Solution of a PDE using price of a european put option

Question

I'm reading some articles about PDE and I found the following PDE, with $q_1,A >0$:
$g_t(t,y)+ \beta^2yg_y(t,y)+\frac{1}{2}\beta^2y^2g_{yy}(t,y)-q_1 g(t,y)=0 \quad (t,y) \in [0,T), \times (0,+\infty)$.
with boundary conditions $\begin{cases} g(t,0)=F, t \in [0,T] \\ g(T,y)= \max\{F-Ay,S\} \end{cases}$
The solution proposed is the following:
$g(t,y)=Ae^{(\beta^2-q_1)(T-t)}p_{put}(t,y)+Se^{-q_1(T-t)}$
where $p_{put}$ is the price of a European put option with strike price $\frac{1}{A} (F-S)$ in a BS market with volatility of risky asset $\beta$ and rate of riskless asset $\beta^2$.
My question is the following.

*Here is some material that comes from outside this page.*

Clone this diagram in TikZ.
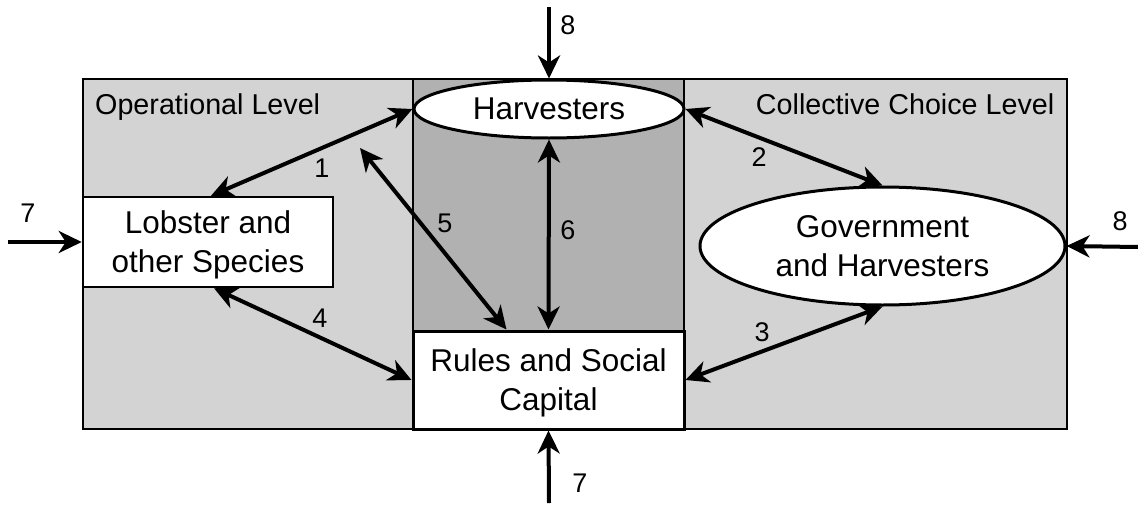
\documentclass[tikz,border=0pt]{standalone}
\usepackage{fontspec}
\setmainfont{Liberation Sans}
\usetikzlibrary{arrows.meta,shapes.geometric}
\definecolor{opgray}{HTML}{D3D3D3}
\definecolor{midgray}{HTML}{B1B1B1}
\begin{document}
\begin{tikzpicture}[x=1pt, y=-1pt, >={Stealth[length=23pt,width=22pt,inset=7pt]},
  every node/.style={inner sep=0pt},
  box/.style={draw, fill=white, line width=2.5pt, align=center, text depth=0pt, font=\fontsize{31.5}{39}\selectfont},
  oval/.style={ellipse, draw, fill=white, line width=3pt, align=center, text depth=0pt, font=\fontsize{31.5}{39}\selectfont},
  link/.style={<->, line width=4pt},
  feed/.style={->, line width=4pt},
  num/.style={font=\fontsize{27}{32}\selectfont},
  lvl/.style={font=\fontsize{28.7}{34}\selectfont}]
\useasboundingbox (0,0) rectangle (1138,506);

% 1. background panels
\draw[fill=opgray, line width=2pt] (83,79) rectangle (1067,429);
\draw[fill=midgray, line width=2pt] (413,79) rectangle (684,429);
\node[lvl, anchor=base west] (oplvl) at (95,114) {Operational Level};
\node[lvl, anchor=base east] (cclvl) at (1054.5,114.5) {Collective Choice Level};

% 2. boxes and ovals
\node[box, minimum width=271pt, minimum height=98pt, line width=3pt] (rules) at (548.5,380) {Rules and Social\\Capital};
\node[box, minimum width=250pt, minimum height=90pt] (lobster) at (208,242) {Lobster and\\other Species};
\node[oval, minimum width=270pt, minimum height=58pt] (harv) at (549,109) {Harvesters};
\node[oval, minimum width=365pt, minimum height=118pt] (gov) at (882.5,246) {Government\\and Harvesters};

% 3. two-way links 1--6
\draw[link] (harv.west) -- ([xshift=3pt]lobster.north);
\draw[link] (harv.east) -- (gov.north);
\draw[link] (rules.east) -- (gov.south);
\draw[link] ([xshift=6pt]lobster.south) -- (rules.west);
\coordinate (free5) at (360,148);
\draw[link] (free5) -- ([xshift=-42pt]rules.north);
\draw[link] (harv.south) -- (rules.north);
\node[num] (n1) at (322,168) {1};
\node[num] (n2) at (759,157) {2};
\node[num] (n3) at (762,332) {3};
\node[num] (n4) at (320,318) {4};
\node[num] (n5) at (445,223) {5};
\node[num] (n6) at (568,230) {6};

% 4. outside inputs 7 and 8
\coordinate (in7w) at (8,242);
\coordinate (in7s) at (549,503);
\coordinate (in8n) at (549,7);
\coordinate (in8e) at (1138,247);
\draw[feed] (in7w) -- (lobster.west);
\draw[feed] (in7s) -- (rules.south);
\draw[feed] (in8n) -- (harv.north);
\draw[feed] (in8e) -- (gov.east);
\node[num] (n7w) at (28,213) {7};
\node[num] (n7s) at (580,483) {7};
\node[num] (n8n) at (568,25) {8};
\node[num] (n8e) at (1120,221) {8};
\end{tikzpicture}
\end{document}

I cannot understand actually the solution becasue if I substitute in the PDE it solves but it doesn't satisfy the condition $g(t,0)=F$ becasue I obtain $g(t,0)=Fe^{-q_1(T-t)}$. Can anyone help me?

Answer 1

At expiration, the put option has value $p(T,y)=\max\left(A^{-1}(F-S) - y,0 \right)$ where $y$ is the underlying price at that time. When the underlying price is $0$ the payoff is $p(T,0) = A^{-1}(F-S)$. As is usual for equities when bankruptcy occurs, the state $y=0$ is assumed to be an absorbing barrier. If $y = 0$ is attained at an earlier time $t < T$, then the value of the put must be the present value of the payoff at expiration to avoid arbitrage. Hence,

$$p(t,0) = A^{-1}(F-S)e^{-\beta^2(T-t)}$$

With $g(t,y)$ as given, the corresponding condition for $g(y,0)$ is

$$g(t,0) = Ae^{(\beta^2-q_1)(T-t)}p(t,0)+Se^{-q_1(T-t)} = Ae^{(\beta^2-q_1)(T-t)}A^{-1}(F-S)e^{-\beta^2(T-t)}+Se^{-q_1(T-t)} \\ = (F-S)e^{-q_1(T-t)}+ Se^{-q_1(T-t)}= Fe^{-q_1(T-t)}$$

It appears you are correct and the condition $g(t,0) = F$ in the article is a typographical error.